• Recorded information:
————

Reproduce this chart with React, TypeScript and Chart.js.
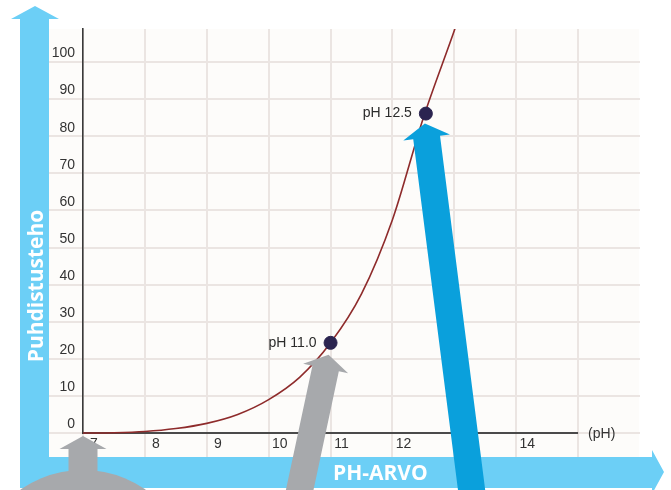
import React, { useEffect, useRef } from 'react';
import { Chart, registerables } from 'chart.js';

Chart.register(...registerables);

// Curve: cleaning efficiency (Puhdistusteho) versus pH
const curvePh = [7, 7.5, 8, 8.5, 9, 9.5, 10, 10.5, 11, 11.5, 12, 12.5, 13, 13.5];
const curveEff = [0, 0.08, 0.4, 1.2, 2.6, 5.0, 9.0, 15.0, 24.3, 37.5, 57.5, 85, 108.5, 133];

// Marked points
const markerPh = [11.0, 12.54];
const markerEff = [24.3, 86.1];
const markerLabels = ['pH 11.0', 'pH 12.5'];

// Axis ticks
const xTickValues = [7, 8, 9, 10, 11, 12, 13, 14, 15, 16];
const xTickLabels = ['7', '8', '9', '10', '11', '12', '13', '14', '', ''];
const yTickLabels = ['0', '10', '20', '30', '40', '50', '60', '70', '80', '90', '100'];

const xUnitLabel = '(pH)';
const yTitle = 'Puhdistusteho';
const xTitle = 'PH-ARVO';

const GRID = '#ebe5e2';
const BG = '#fdfcfa';
const LIGHT_BLUE = '#6ccff6';
const DARK_BLUE = '#0aa0dc';
const GREY = '#a7a9ac';
const TICK_FONT = { family: '"Liberation Sans", Arial, sans-serif', size: 14 };

function drawArrow(
  ctx: CanvasRenderingContext2D,
  tx: number, ty: number, bx: number, by: number,
  shaftW: number, headW: number, headL: number, color: string
) {
  const dx = tx - bx, dy = ty - by;
  const len = Math.hypot(dx, dy);
  const ux = dx / len, uy = dy / len;
  const px = -uy, py = ux;
  const hx = tx - ux * headL, hy = ty - uy * headL;
  ctx.beginPath();
  ctx.moveTo(tx, ty);
  ctx.lineTo(hx + px * headW / 2, hy + py * headW / 2);
  ctx.lineTo(hx + px * shaftW / 2, hy + py * shaftW / 2);
  ctx.lineTo(bx + px * shaftW / 2, by + py * shaftW / 2);
  ctx.lineTo(bx - px * shaftW / 2, by - py * shaftW / 2);
  ctx.lineTo(hx - px * shaftW / 2, hy - py * shaftW / 2);
  ctx.lineTo(hx - px * headW / 2, hy - py * headW / 2);
  ctx.closePath();
  ctx.fillStyle = color;
  ctx.fill();
}

const decorPlugin = {
  id: 'decor',
  beforeDraw(chart: any) {
    const ctx = chart.ctx as CanvasRenderingContext2D;
    const { top, right } = chart.chartArea;
    ctx.save();
    ctx.fillStyle = BG;
    ctx.fillRect(49, top, right - 1 - 49, 457 - top);
    ctx.restore();
  },
  beforeDatasetsDraw(chart: any) {
    const ctx = chart.ctx as CanvasRenderingContext2D;
    const xs = chart.scales.x, ys = chart.scales.y;
    const y0 = ys.getPixelForValue(0);
    ctx.save();
    ctx.strokeStyle = '#4a4a4a';
    ctx.lineWidth = 2;
    ctx.beginPath();
    ctx.moveTo(xs.getPixelForValue(7), y0);
    ctx.lineTo(xs.getPixelForValue(15), y0);
    ctx.stroke();
    ctx.fillStyle = '#333';
    ctx.font = `14px ${TICK_FONT.family}`;
    ctx.textAlign = 'left';
    ctx.textBaseline = 'middle';
    ctx.fillText(xUnitLabel, xs.getPixelForValue(15) + 10, y0 + 1);
    ctx.restore();
  },
  afterDatasetsDraw(chart: any) {
    const ctx = chart.ctx as CanvasRenderingContext2D;
    const xs = chart.scales.x, ys = chart.scales.y;
    ctx.save();
    ctx.fillStyle = '#2b2b2b';
    ctx.font = `14px ${TICK_FONT.family}`;
    ctx.textAlign = 'right';
    ctx.textBaseline = 'middle';
    markerPh.forEach((ph, i) => {
      ctx.fillText(markerLabels[i], xs.getPixelForValue(ph) - 14, ys.getPixelForValue(markerEff[i]));
    });
    ctx.restore();
  },
  afterDraw(chart: any) {
    const ctx = chart.ctx as CanvasRenderingContext2D;
    const xs = chart.scales.x, ys = chart.scales.y;
    ctx.save();
    // L-shaped light blue axis arrows
    ctx.fillStyle = LIGHT_BLUE;
    ctx.beginPath();
    ctx.moveTo(35, 6);
    ctx.lineTo(59, 19);
    ctx.lineTo(49, 19);
    ctx.lineTo(49, 457);
    ctx.lineTo(652, 457);
    ctx.lineTo(652, 450);
    ctx.lineTo(664, 472);
    ctx.lineTo(652, 494);
    ctx.lineTo(652, 488);
    ctx.lineTo(20, 488);
    ctx.lineTo(20, 19);
    ctx.lineTo(11, 19);
    ctx.closePath();
    ctx.fill();

    // axis titles
    ctx.fillStyle = '#ffffff';
    ctx.font = 'bold 21px "Open Sans", sans-serif';
    ctx.textBaseline = 'alphabetic';
    ctx.textAlign = 'left';
    ctx.fillText(xTitle, 333, 480);
    ctx.save();
    ctx.translate(43, 286);
    ctx.rotate(-Math.PI / 2);
    ctx.textAlign = 'center';
    ctx.fillText(yTitle, 0, 0);
    ctx.restore();

    // grey arrow at origin with dome
    const ox = xs.getPixelForValue(7);
    const oy = ys.getPixelForValue(0);
    ctx.fillStyle = GREY;
    ctx.beginPath();
    ctx.arc(ox, 579, 109, 0, Math.PI * 2);
    ctx.fill();
    drawArrow(ctx, ox, oy + 3, ox, 500, 29, 47, 13, GREY);

    // grey arrow to pH 11.0
    const p1x = xs.getPixelForValue(markerPh[0]);
    const p1y = ys.getPixelForValue(markerEff[0]);
    drawArrow(ctx, p1x - 2, p1y + 12, p1x - 33, 500, 27, 46, 14, GREY);

    // blue arrow to pH 12.5
    const p2x = xs.getPixelForValue(markerPh[1]);
    const p2y = ys.getPixelForValue(markerEff[1]);
    drawArrow(ctx, p2x - 1, p2y + 10, p2x + 47, 500, 27, 47, 14, DARK_BLUE);
    ctx.restore();
  },
};

export default function App() {
  const ref = useRef<HTMLCanvasElement>(null);
  useEffect(() => {
    const chart = new Chart(ref.current as HTMLCanvasElement, {
      type: 'line',
      data: {
        datasets: [
          {
            label: 'Puhdistusteho',
            data: curvePh.map((x, i) => ({ x, y: curveEff[i] })),
            borderColor: '#8e2b2b',
            borderWidth: 1.6,
            pointRadius: 0,
            cubicInterpolationMode: 'monotone',
            fill: false,
            clip: { left: 0, top: 0, right: 0, bottom: 4 } as any,
            order: 2,
          },
          {
            type: 'scatter',
            label: 'markers',
            data: markerPh.map((x, i) => ({ x, y: markerEff[i] })),
            backgroundColor: '#2b2450',
            borderColor: '#2b2450',
            pointRadius: 6.5,
            order: 1,
          } as any,
        ],
      },
      options: {
        responsive: false,
        devicePixelRatio: 1,
        animation: false,
        layout: { padding: { top: 29, right: 31, left: 0, bottom: 0 } },
        plugins: { legend: { display: false }, tooltip: { enabled: false } },
        scales: {
          x: {
            type: 'linear',
            min: 7,
            max: 16,
            afterFit: (s: any) => { s.height = 57; },
            afterBuildTicks: (s: any) => { s.ticks = xTickValues.map((v) => ({ value: v })); },
            border: { display: false },
            grid: {
              lineWidth: 2,
              tickLength: 24,
              color: (c: any) => (c.tick && c.tick.value === 16 ? 'rgba(0,0,0,0)' : GRID),
            },
            ticks: {
              autoSkip: false,
              maxRotation: 0,
              labelOffset: 11,
              padding: -21,
              color: '#333',
              font: TICK_FONT,
              callback: (v: any) => {
                const i = xTickValues.indexOf(Number(v));
                return i >= 0 ? xTickLabels[i] : '';
              },
            },
          },
          y: {
            type: 'linear',
            min: 0,
            max: 108.9,
            afterFit: (s: any) => { s.width = 83; },
            border: { display: true, color: '#3a3a3a', width: 1.6 },
            grid: { lineWidth: 2, tickLength: 34, color: GRID },
            ticks: {
              stepSize: 10,
              includeBounds: false,
              padding: -26,
              labelOffset: -8.5,
              color: '#333',
              font: TICK_FONT,
              callback: (v: any) => {
                const i = Math.round(Number(v) / 10);
                return yTickLabels[i] ?? '';
              },
            },
          },
        },
      },
      plugins: [decorPlugin],
    } as any);
    return () => chart.destroy();
  }, []);
  return (
    <div style={{ position: 'absolute', left: 0, top: 0, width: 671, height: 490 }}>
      <canvas ref={ref} width={671} height={490} style={{ display: 'block', width: 671, height: 490 }} />
    </div>
  );
}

————

• What is needed: In the lines above, find each one with "React" and list it.

• Exercise result:
Reproduce this chart with React, TypeScript and Chart.js.
import React, { useEffect, useRef } from 'react';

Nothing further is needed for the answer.